For those assembled on the Sebasticook Bridge, physical rather than regulatory action was the order of the day: the slow, methodical jackhammer-like strikes of the hoe-ram told the story.
Nick Bennett, a staff scientist with the Natural Resources Council of Maine, felt as if the hoe-ram released five years of frustration from his body.
“I’m very relieved to see that we are going to see this river come back to life,” he said from the bridge. “It is going to restore five miles of habitat to sea-run fish. This will be especially good habitat for shad.”
Bennett said the transformation of the Fort Halifax lake into a free-flowing river also should attract aquatic insects that will in turn attract wildlife such as mink and otters.
Reggie Bizier of Vassalboro grew up on the banks of the Fort Halifax reservoir and spent much of his life hunting, fishing and canoeing at what he called “the pond.”
Bizier said he will miss the man-made lake. His opposition, though, went beyond recreational issues.
“They are doing a foolish thing,” he said of the breaching. “There is too much energy there that they are destroying.”
Davis, the Winslow resident, said the loss of Fort Halifax already is having consequences beyond the loss of electrical power.
He said he came across dead bass and mussels stranded in the mud as result of the two week draw-down that preceded the breaching.
Davis said he followed the controversy over Fort Halifax’s fate and supported SOS.
Yet, he said, he was not surprised by Thursday’s outcome.
“I held hope (that Fort Halifax would be preserved),” he said, “but I never believed it would, because there were too many special interest groups with deep pockets (who wanted it out).”
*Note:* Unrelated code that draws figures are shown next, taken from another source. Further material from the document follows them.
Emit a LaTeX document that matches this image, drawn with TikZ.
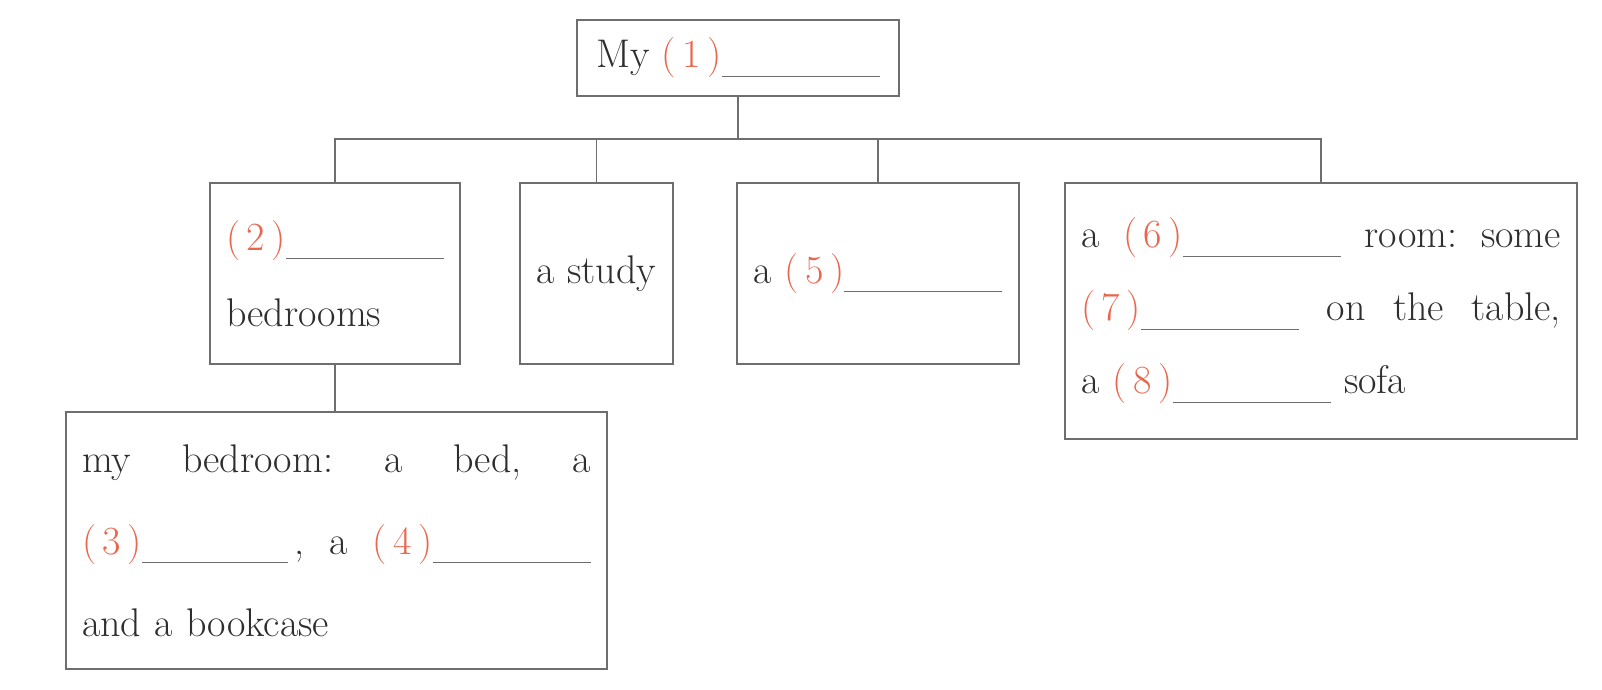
\documentclass[tikz,border=0pt]{standalone}
\usepackage{fontspec}
\usepackage{xcolor}
\usetikzlibrary{positioning}
\definecolor{ink}{HTML}{2E2E2E}
\definecolor{rulegray}{HTML}{6E6E6E}
\definecolor{slotred}{HTML}{E8674E}
\newcommand{\fillin}[1][79pt]{\textcolor{rulegray}{\rule[-4.5pt]{#1}{0.7pt}}}
\newcommand{\gapnum}[1]{\textcolor{slotred}{(\,#1\,)}}
\tikzset{
  mapbox/.style={
    draw=rulegray, line width=0.9pt, text=ink,
    inner xsep=8pt, inner ysep=0pt,
    font=\fontsize{20}{41}\selectfont
  },
  listbox/.style={mapbox, align=left},
  link/.style={draw=rulegray, line width=0.9pt}
}

\begin{document}
\begin{tikzpicture}[x=0.5pt,y=-0.5pt]
  \useasboundingbox (0,0) rectangle (1602,690);
  % top of the map
  \node[mapbox,minimum width=161pt,minimum height=38pt] (home) at (738,58)
    {My \gapnum{1}\fillin};
  % second row
  \node[listbox,text width=109pt,minimum height=90.5pt,
        font=\fontsize{20}{38}\selectfont] (bedrooms) at (335,273.5)
    {\gapnum{2}\fillin\\ bedrooms};
  \node[mapbox,minimum width=76.5pt,minimum height=90.5pt] (study) at (596.5,273.5)
    {a study};
  \node[mapbox,minimum width=141pt,minimum height=90.5pt] (fifth) at (878,273.5)
    {a \gapnum{5}\fillin};
  \node[listbox,text width=240pt,minimum height=128pt,
        font=\fontsize{20}{36.5}\selectfont] (living) at (1321,311)
    {a\hfill\gapnum{6}\fillin\hfill room:\hfill some\\
     \gapnum{7}\fillin\hfill on\hfill the\hfill table,\\
     a \gapnum{8}\fillin\ sofa};
  % under the bedrooms
  \node[listbox,text width=254.5pt,minimum height=128.5pt] (mine) at (336.5,540.5)
    {my\hfill bedroom:\hfill a\hfill bed,\hfill a\\
     \gapnum{3}\fillin[73pt]\,,\hfill a\hfill\gapnum{4}\fillin\\
     and a bookcase};

  \coordinate (bus) at (738,139);
  \draw[link] (home.south) -- (home.south |- bus);
  \draw[link] (bedrooms.north) -- (bedrooms.north |- bus) -| (living.north);
  \foreach \n in {study,fifth}
    \draw[link] (\n.north) -- (\n.north |- bus);
  \draw[link] (bedrooms.south) -- (bedrooms.south |- mine.north);
\end{tikzpicture}
\end{document}
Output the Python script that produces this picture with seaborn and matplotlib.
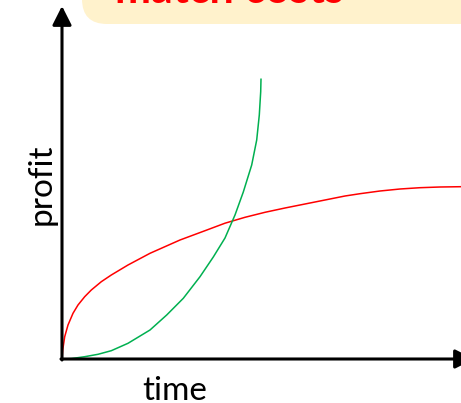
import matplotlib
matplotlib.use("Agg")
import matplotlib.pyplot as plt
import seaborn as sns
import numpy as np
import pandas as pd
from matplotlib.patches import FancyBboxPatch
from matplotlib.transforms import IdentityTransform

# ---- data (arbitrary units) ----
red_time = [0, 0.7, 2.7, 6, 11, 16, 22.7, 29.3, 39.3, 49.3, 66, 88, 118, 143,
            163, 183, 203, 223, 243, 263, 283, 298, 318, 338, 358, 378, 399]
red_profit = [0, 9, 22.3, 34, 45.7, 54, 62.3, 69, 77.3, 84, 94, 105.7, 119,
              128.3, 135.8, 141.7, 146.7, 151, 155, 159, 163, 165.3, 168, 170,
              171.3, 172, 172.3]
green_time = [0, 9.3, 22.7, 36, 49.3, 66, 88, 104.7, 121.3, 138, 151.3, 163,
              173, 181.3, 189.7, 194.7, 197.3, 198.7, 199]
green_profit = [0, 0.4, 2.3, 4.7, 8.3, 15.7, 29, 44, 60.7, 82.3, 102, 121,
                144, 167, 194, 219, 244, 267.3, 280]
x_label = "time"
y_label = "profit"
title_text = "match costs"

W, H = 461, 403
fig = plt.figure(figsize=(W / 100, H / 100), dpi=100)
sns.set_style("white")
plt.rcParams["font.family"] = ["Lato", "DejaVu Sans"]

ox, oy = 62, 359  # origin pixel
ax = fig.add_axes([ox / W, (H - oy) / H, (W - ox) / W, oy / H])
ax.set_xlim(0, W - ox)
ax.set_ylim(0, oy)
for s in ax.spines.values():
    s.set_visible(False)
ax.set_xticks([])
ax.set_yticks([])
ax.patch.set_alpha(0)

sns.lineplot(x=red_time, y=red_profit, color="#FF0000", lw=1.1, sort=False,
             estimator=None, ax=ax, clip_on=False)
sns.lineplot(x=green_time, y=green_profit, color="#00B050", lw=1.1, sort=False,
             estimator=None, ax=ax, clip_on=False)

arrow = dict(arrowstyle="-|>,head_length=1.15,head_width=0.58", color="black",
             lw=2.2, mutation_scale=10, shrinkA=0, shrinkB=0)
ax.annotate("", xy=(0, 353), xytext=(0, -1), arrowprops=arrow, annotation_clip=False)
ax.annotate("", xy=(412, 0), xytext=(-1, 0), arrowprops=arrow, annotation_clip=False)

fig.text(175 / W, 1 - 400 / H, x_label, ha="center", va="baseline", fontsize=24,
         color="black")
fig.text(42 / W, 1 - 184 / H, y_label, ha="center", va="center", rotation=90,
         fontsize=24, color="black")

box = FancyBboxPatch((82, H - 24), 500, 80, boxstyle="round,pad=0,rounding_size=25",
                     transform=IdentityTransform(), facecolor="#FFF2CC",
                     edgecolor="none")
fig.patches.append(box)
fig.text(115 / W, 1 - 3 / H, title_text, ha="left", va="baseline", fontsize=31,
         color="#FF0000", fontweight="bold")

ax.set_xlabel("")
ax.set_ylabel("")
fig.savefig("out.png", dpi=100)
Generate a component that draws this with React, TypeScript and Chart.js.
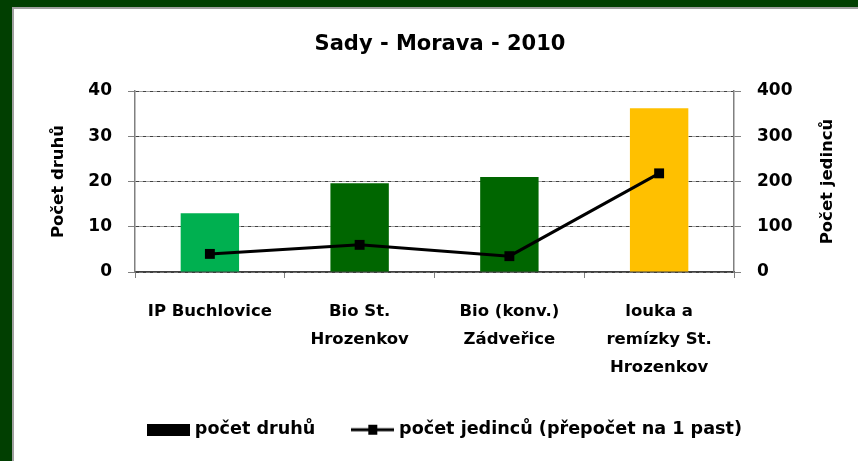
import React, { useEffect, useRef } from "react";
import { Chart, registerables } from "chart.js";

Chart.register(...registerables);

const chartTitle = "Sady - Morava - 2010";
const categories: (string | string[])[] = [
  "IP Buchlovice",
  ["Bio St.", "Hrozenkov"],
  ["Bio (konv.)", "Zádveřice"],
  ["louka a", "remízky St.", "Hrozenkov"],
];
const speciesLabel = "počet druhů";
const individualsLabel = "počet jedinců (přepočet na 1 past)";
const speciesCount = [13, 19.6, 21, 36.2];
const individualsCount = [40, 60, 35, 218];
const barColors = ["#00B050", "#006600", "#006600", "#FFC000"];
const leftTitle = "Počet druhů";
const rightTitle = "Počet jedinců";

const FONT = "'DejaVu Sans', sans-serif";
const GREEN_FRAME = "#013f01";

const LEG_FONT = 17.6;
const LEG_PAD = 40;
const PAD_BOTTOM = 12.5;
const PLOT_BOTTOM = 272;
const LEGEND_H = LEG_FONT + LEG_PAD + 10;
const X_AXIS_H = 461 - PAD_BOTTOM - LEGEND_H - PLOT_BOTTOM;

function makeBoxImage(): HTMLCanvasElement {
  const c = document.createElement("canvas");
  c.width = 43;
  c.height = 12;
  const g = c.getContext("2d")!;
  g.fillStyle = "#000";
  g.fillRect(0, 0, 43, 12);
  return c;
}

function makeLineImage(): HTMLCanvasElement {
  const c = document.createElement("canvas");
  c.width = 43;
  c.height = 12;
  const g = c.getContext("2d")!;
  g.fillStyle = "#000";
  g.fillRect(0, 4.5, 43, 3);
  g.fillRect(17, 1, 9, 10);
  return c;
}

const rightTitlePlugin = {
  id: "rightTitle",
  afterDraw(chart: any) {
    const s = chart.scales.y1;
    if (!s) return;
    const ctx = chart.ctx;
    ctx.save();
    ctx.translate(s.right - 30, (s.top + s.bottom) / 2);
    ctx.rotate(-Math.PI / 2);
    ctx.font = `bold 16.5px ${FONT}`;
    ctx.textAlign = "center";
    ctx.textBaseline = "middle";
    ctx.fillStyle = "#000";
    ctx.fillText(rightTitle, 0, 0);
    ctx.restore();
  },
};

const legendShiftPlugin = {
  id: "legendShift",
  afterLayout(chart: any) {
    const lg = chart.legend;
    if (!lg) return;
    lg.left += 6.5;
    lg.right += 6.5;
  },
};

export default function App() {
  const ref = useRef<HTMLCanvasElement>(null);

  useEffect(() => {
    document.body.style.margin = "0";
    const canvas = ref.current!;
    const boxImg = makeBoxImage();
    const lineImg = makeLineImage();
    const chart = new Chart(canvas, {
      type: "bar",
      data: {
        labels: categories as any,
        datasets: [
          {
            type: "bar",
            label: speciesLabel,
            data: speciesCount,
            yAxisID: "y",
            backgroundColor: barColors,
            borderWidth: 0,
            barPercentage: 0.39,
            categoryPercentage: 1,
            order: 1,
          } as any,
          {
            type: "line",
            label: individualsLabel,
            data: individualsCount,
            yAxisID: "y1",
            borderColor: "#000",
            borderWidth: 3,
            pointStyle: "rect",
            pointRadius: 7,
            pointBackgroundColor: "#000",
            pointBorderColor: "#000",
            pointBorderWidth: 0,
            tension: 0,
            order: 0,
          } as any,
        ],
      },
      options: {
        responsive: false,
        animation: false,
        layout: { padding: { left: 22, right: 0, top: 32.4, bottom: PAD_BOTTOM } },
        plugins: {
          title: {
            display: true,
            text: chartTitle,
            color: "#000",
            font: { family: FONT, size: 21, weight: "bold" },
            padding: { top: 0, bottom: 33.4 },
          },
          legend: {
            position: "bottom",
            labels: {
              usePointStyle: true,
              pointStyleWidth: 35,
              boxHeight: 12,
              padding: LEG_PAD,
              color: "#000",
              font: { family: FONT, size: LEG_FONT, weight: "bold" },
              generateLabels: () => [
                {
                  text: speciesLabel,
                  pointStyle: boxImg as any,
                  fillStyle: "#000",
                  strokeStyle: "#000",
                  lineWidth: 0,
                  hidden: false,
                  datasetIndex: 0,
                  fontColor: "#000",
                },
                {
                  text: individualsLabel,
                  pointStyle: lineImg as any,
                  fillStyle: "#000",
                  strokeStyle: "#000",
                  lineWidth: 0,
                  hidden: false,
                  datasetIndex: 1,
                  fontColor: "#000",
                },
              ],
            },
          },
          tooltip: { enabled: false },
        },
        scales: {
          x: {
            grid: {
              offset: true,
              drawOnChartArea: false,
              drawTicks: true,
              tickLength: 6,
              color: "#808080",
              tickColor: "#808080",
            },
            border: { color: "#404040", width: 1.5 },
            ticks: {
              color: "#000",
              font: { family: FONT, size: 16.5, weight: "bold", lineHeight: 28 / 16.5 },
              padding: 20,
              maxRotation: 0,
              autoSkip: false,
            },
            afterFit: (s: any) => {
              s.height = X_AXIS_H;
            },
          },
          y: {
            position: "left",
            min: 0,
            max: 40,
            ticks: {
              stepSize: 10,
              padding: 16,
              color: "#000",
              font: { family: FONT, size: 17, weight: "bold" },
            },
            grid: {
              color: "#404040",
              lineWidth: 1,
              tickLength: 7,
              tickColor: "#808080",
              tickBorderDash: [],
            },
            border: { color: "#808080", width: 1.5, dash: [4, 1, 1, 1] },
            title: {
              display: true,
              text: leftTitle,
              color: "#000",
              font: { family: FONT, size: 16.5, weight: "bold" },
              padding: { top: 27, bottom: 0 },
            },
            afterFit: (s: any) => {
              s.width = 113;
            },
          },
          y1: {
            position: "right",
            min: 0,
            max: 400,
            ticks: {
              stepSize: 100,
              padding: 16,
              color: "#000",
              font: { family: FONT, size: 17, weight: "bold" },
            },
            grid: {
              drawOnChartArea: false,
              drawTicks: true,
              tickLength: 7,
              color: "#808080",
              tickColor: "#808080",
            },
            border: { color: "#808080", width: 1.5 },
            afterFit: (s: any) => {
              s.width = 124;
            },
          },
        },
      } as any,
      plugins: [rightTitlePlugin, legendShiftPlugin],
    });
    return () => chart.destroy();
  }, []);

  return (
    <div
      style={{
        position: "fixed",
        left: 0,
        top: 0,
        width: 858,
        height: 461,
        background: "#fff",
        overflow: "hidden",
      }}
    >
      <canvas
        ref={ref}
        width={858}
        height={461}
        style={{ position: "absolute", left: 0, top: 0, width: 858, height: 461 }}
      />
      <div style={{ position: "absolute", left: 0, top: 0, width: 858, height: 7, background: GREEN_FRAME }} />
      <div style={{ position: "absolute", left: 12, top: 7, width: 846, height: 2, background: "#a0a0a0" }} />
      <div style={{ position: "absolute", left: 0, top: 0, width: 12, height: 461, background: GREEN_FRAME }} />
      <div style={{ position: "absolute", left: 12, top: 7, width: 1.5, height: 454, background: "#a0a0a0" }} />
    </div>
  );
}
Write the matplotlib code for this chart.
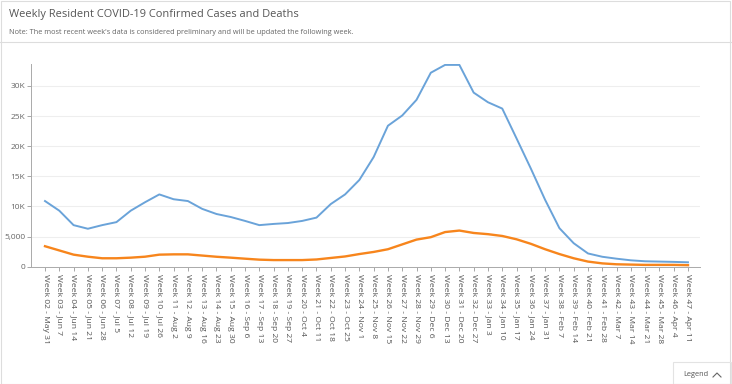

Cleary, the Waterville fly fisherman, spoke just as critically about the opposition.
He said those most vocal about keeping the dam were homeowners on the reservoir who wanted to preserve their lake-front views.
Cleary said the dam’s removal benefits society as a whole.
“You’ve got to ultimately think what is best for the river and the environment,” he said, “and fish passage is what’s best for the river and the environment.”